Senate

Casey urges colleagues to change their thinking on gun control: ‘I didn’t burst into flames’

Sen. Bob Casey (D-Pa.) urged his colleagues in the upper chamber to consider changing their position on gun control measures, saying he “didn’t burst into flames or get run out of town” after changing his own stance on the issue years ago.

In an op-ed published in The Washington Post on Wednesday, Casey said that when he began serving in the Senate in 2007, he was against gun control measures, noting he had “the firm belief that to support and honor Pennsylvania’s deep-rooted hunting culture meant that I should not support restrictions on gun sales or increased regulations.”

But he said the tragedy of the 2012 Sandy Hook school shooting changed his stance and that he and his colleagues did not have to accept the idea that there was little they could do to stop shootings. 

Casey said expanding background checks and banning certain firearms, including semi-automatic AR-15-style rifles, were steps the country could take “to keep guns out of the hands of dangerous people and criminals.”

“A decade ago, I changed my position because I didn’t want to see Americans dying every day without doing something about it. I shouldn’t be alone. Our children are depending on us,” he wrote.

Casey’s op-ed, though not a new stance, comes against the backdrop of several high-profile shootings in Buffalo, N.Y., Uvalde, Texas, and Tulsa, Okla.
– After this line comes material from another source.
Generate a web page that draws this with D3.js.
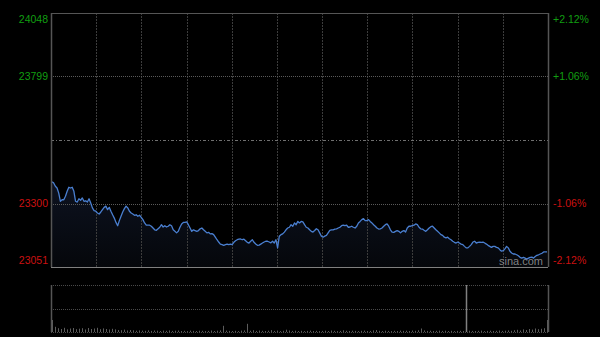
<!DOCTYPE html>
<html>
<head>
<meta charset="utf-8">
<script src="https://cdn.jsdelivr.net/npm/d3@7"></script>
<style>
body{margin:0;background:#000;}
svg{display:block;}
</style>
</head>
<body>
<svg id="chart" width="600" height="337"></svg>
<script>
// previous close and the five price ticks
var prevClose = 23549.5;
var priceTicks = [24048, 23799, 23549.5, 23300, 23051];
var leftLabels = ["24048", "23799", "", "23300", "23051"];
var rightLabels = ["+2.12%", "+1.06%", "", "-1.06%", "-2.12%"];
// minutes from the open (330 trading minutes), one grid line every 30
var timeTicks = [30, 60, 90, 120, 150, 180, 210, 240, 270, 300];

// index level
var prices = [
	23385, 23381, 23368, 23361, 23341, 23309, 23315, 23315, 23329, 23348,
	23364, 23361, 23364, 23348, 23309, 23306, 23319, 23313, 23322, 23309,
	23311, 23306, 23319, 23302, 23283, 23272, 23270, 23263, 23259, 23267,
	23276, 23285, 23290, 23276, 23285, 23270, 23256, 23243, 23226, 23213,
	23233, 23250, 23267, 23280, 23290, 23283, 23270, 23263, 23259, 23254,
	23256, 23250, 23254, 23246, 23237, 23224, 23215, 23215, 23215, 23211,
	23204, 23197, 23195, 23201, 23207, 23217, 23208, 23213, 23208, 23211,
	23217, 23213, 23197, 23191,
	23185, 23191, 23207, 23220, 23226, 23226, 23228, 23217, 23204, 23191,
	23197, 23194, 23191, 23194, 23201, 23204, 23197, 23191, 23185, 23187,
	23181, 23182, 23178, 23168, 23158, 23149, 23141, 23139, 23136, 23139,
	23141, 23139, 23141, 23139, 23148, 23154, 23158, 23160, 23161, 23158,
	23160, 23154, 23148, 23145, 23152, 23158, 23148, 23141, 23136, 23137,
	23141, 23145, 23149, 23152, 23152, 23149, 23146, 23152, 23145, 23158,
	23126, 23172, 23178, 23181, 23188, 23197, 23204, 23207, 23217, 23211,
	23224, 23217, 23230, 23224, 23230,
	23228, 23217, 23207, 23204, 23197, 23191, 23188, 23194, 23201,
	23197, 23185, 23172, 23168, 23172, 23175, 23185, 23195, 23197, 23197,
	23200, 23201, 23204, 23207, 23213, 23215, 23213, 23215, 23207, 23208,
	23211, 23207, 23204, 23211, 23224, 23230, 23237, 23241, 23233, 23233,
	23237, 23230, 23224, 23217, 23211, 23204, 23200, 23201, 23204, 23211,
	23217, 23220, 23211, 23197, 23188, 23187, 23191, 23194, 23191, 23185,
	23191, 23194, 23188, 23204, 23211, 23211, 23213, 23215, 23220, 23217,
	23207,
	23201, 23200, 23195, 23191, 23197, 23204, 23209, 23211, 23204, 23197,
	23191, 23185, 23178, 23175, 23168, 23165, 23168, 23162, 23158, 23152,
	23148, 23145, 23149, 23145, 23141, 23139, 23132, 23126, 23126, 23132,
	23139, 23149, 23152, 23145, 23148, 23149, 23148, 23149, 23145, 23141,
	23136, 23132, 23128, 23132, 23132, 23128, 23126, 23119, 23113, 23115,
	23122, 23132, 23126, 23113, 23106, 23102, 23102, 23099, 23095, 23089,
	23086, 23089, 23086, 23082, 23086, 23089, 23090, 23086, 23092, 23097,
	23099, 23102, 23105, 23110, 23110, 23110
];

// turnover bars
var volumes = [
	1200, 520, 380, 300, 420, 260, 350, 400, 280, 330,
	380, 250, 400, 300, 350, 420, 280, 360, 300, 250,
	320, 260, 200, 180, 240, 150, 200, 170, 130, 160,
	140, 120, 170, 110, 150, 130, 100, 140, 120, 160,
	110, 130, 150, 100, 120, 90, 140, 110, 100, 130,
	120, 90, 110, 150, 100, 130, 160, 620, 140, 110,
	100, 120, 90, 140, 160, 820, 130, 180, 110, 150,
	120, 100, 130, 190, 110, 140, 90, 120, 230, 150,
	110, 130, 100, 120, 90, 110, 140, 100, 120, 90,
	110, 130, 100, 150, 120, 90, 110, 170, 120, 100,
	130, 110, 90, 120, 140, 100, 110, 160, 200, 120,
	100, 130, 110, 90, 120, 100, 140, 110, 130, 100,
	150, 120, 180, 350, 160, 110, 130, 100, 120, 140,
	110, 130, 100, 120, 90, 110, 120, 100, 4700, 130,
	110, 100, 120, 140, 90, 110, 130, 100, 120, 150,
	110, 130, 160, 120, 180, 220, 150, 260, 200, 300,
	240, 350, 280, 320, 380, 1200
];

var svg = d3.select("#chart");
var plotLeft = 51, plotRight = 548, plotTop = 13, plotBottom = 267;
var volTop = 285, volBottom = 332;

var x = d3.scaleLinear().domain([0, 330]).range([plotLeft, plotRight]);
var xi = d3.scaleLinear().domain([0, prices.length - 1]).range([plotLeft + 1, plotRight - 1]);
var xv = d3.scaleLinear().domain([0, volumes.length - 1]).range([plotLeft + 1, plotRight - 1]);
var y = d3.scaleLinear().domain([23051, 24048]).range([plotBottom, plotTop]);
var yv = d3.scaleLinear().domain([0, d3.max(volumes)]).range([volBottom, volTop]);

// gradient under the line
var grad = svg.append("defs").append("linearGradient")
	.attr("id", "areaFill").attr("x1", 0).attr("y1", 0).attr("x2", 0).attr("y2", 1);
grad.append("stop").attr("offset", "0%").attr("stop-color", "#0d1220");
grad.append("stop").attr("offset", "100%").attr("stop-color", "#05070b");

svg.append("path")
	.datum(prices)
	.attr("d", d3.area().x(function(d, i){ return xi(i); }).y0(plotBottom).y1(function(d){ return y(d); }))
	.attr("fill", "url(#areaFill)");

// vertical grid
svg.append("g").selectAll("line")
	.data(timeTicks).enter().append("line")
	.attr("x1", function(d){ return Math.round(x(d)) + 0.5; })
	.attr("x2", function(d){ return Math.round(x(d)) + 0.5; })
	.attr("y1", plotTop).attr("y2", plotBottom)
	.attr("stroke", "#3c3c3c")
	.attr("stroke-dasharray", "2,1");

// horizontal grid
svg.append("g").selectAll("line")
	.data(priceTicks.slice(1, 4)).enter().append("line")
	.attr("x1", plotLeft).attr("x2", plotRight)
	.attr("y1", function(d){ return Math.round(y(d)) + 0.5; })
	.attr("y2", function(d){ return Math.round(y(d)) + 0.5; })
	.attr("stroke", function(d){ return d === prevClose ? "#707070" : "#5a5a5a"; })
	.attr("stroke-dasharray", function(d){ return d === prevClose ? "3,2,1,2" : "1,1"; });

// price line
svg.append("path")
	.datum(prices)
	.attr("d", d3.line().x(function(d, i){ return xi(i); }).y(function(d){ return y(d); }))
	.attr("fill", "none")
	.attr("stroke", "#4a7fd0")
	.attr("stroke-width", 1.3)
	.attr("stroke-linejoin", "round");

// frame of the price panel
svg.append("line").attr("x1", plotLeft).attr("x2", plotRight).attr("y1", plotTop + 0.5).attr("y2", plotTop + 0.5).attr("stroke", "#555");
svg.append("line").attr("x1", plotLeft).attr("x2", plotRight).attr("y1", plotBottom + 0.5).attr("y2", plotBottom + 0.5).attr("stroke", "#808080");
svg.append("line").attr("x1", plotLeft + 0.5).attr("x2", plotLeft + 0.5).attr("y1", plotTop).attr("y2", plotBottom).attr("stroke", "#555").attr("stroke-width", 1.5);
svg.append("line").attr("x1", plotRight + 0.5).attr("x2", plotRight + 0.5).attr("y1", plotTop).attr("y2", plotBottom).attr("stroke", "#555").attr("stroke-width", 1.5);

// axis labels
var labelY = function(d, i){
	if(i === 0) return y(d) + 6;
	if(i === priceTicks.length - 1) return y(d) - 7;
	return y(d);
};
var labelColor = function(d){ return d > prevClose ? "#119e11" : "#cc1111"; };

svg.append("g").selectAll("text")
	.data(priceTicks).enter().append("text")
	.attr("x", plotLeft - 3)
	.attr("y", labelY)
	.attr("dy", "0.36em")
	.attr("text-anchor", "end")
	.attr("font-family", "Arial, 'Liberation Sans', sans-serif")
	.attr("font-size", "10.5px")
	.attr("fill", labelColor)
	.text(function(d, i){ return leftLabels[i]; });

svg.append("g").selectAll("text")
	.data(priceTicks).enter().append("text")
	.attr("x", plotRight + 5)
	.attr("y", labelY)
	.attr("dy", "0.36em")
	.attr("text-anchor", "start")
	.attr("font-family", "Arial, 'Liberation Sans', sans-serif")
	.attr("font-size", "10.5px")
	.attr("fill", labelColor)
	.text(function(d, i){ return rightLabels[i]; });

// watermark
svg.append("text")
	.attr("x", 499).attr("y", 265)
	.attr("font-family", "Arial, 'Liberation Sans', sans-serif")
	.attr("font-size", "11px")
	.attr("fill", "#9a9a9a")
	.attr("fill-opacity", 0.85)
	.text("sina.com");

// volume panel grid
svg.append("g").selectAll("line")
	.data([volTop, (volTop + volBottom) / 2, volBottom]).enter().append("line")
	.attr("x1", plotLeft).attr("x2", plotRight)
	.attr("y1", function(d){ return Math.round(d) + 0.5; })
	.attr("y2", function(d){ return Math.round(d) + 0.5; })
	.attr("stroke", "#4a4a4a")
	.attr("stroke-dasharray", "1,1");

// volume bars
svg.append("g").selectAll("line")
	.data(volumes).enter().append("line")
	.attr("x1", function(d, i){ return Math.round(xv(i)) + 0.5; })
	.attr("x2", function(d, i){ return Math.round(xv(i)) + 0.5; })
	.attr("y1", volBottom)
	.attr("y2", function(d){ return yv(d); })
	.attr("stroke", function(d){ return d > 3000 ? "#808080" : "#5c5c5c"; })
	.attr("stroke-width", function(d){ return d > 3000 ? 1.5 : 1; });

svg.append("line").attr("x1", plotLeft + 0.5).attr("x2", plotLeft + 0.5).attr("y1", volTop).attr("y2", volBottom).attr("stroke", "#555").attr("stroke-width", 1.5);
svg.append("line").attr("x1", plotRight + 0.5).attr("x2", plotRight + 0.5).attr("y1", volTop).attr("y2", volBottom).attr("stroke", "#555").attr("stroke-width", 1.5);
</script>
</body>
</html>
A group of bipartisan senators is working on gun reform negotiations, while the House is expected to vote on gun control legislation this week. 

Actor Matthew McConaughey, who was born in Uvalde, made an emotional appeal to members of both parties to act during a White House press briefing on Tuesday.

“Can both sides see beyond the political problem at hand and admit that we have a life preservation problem on our hands?” he asked.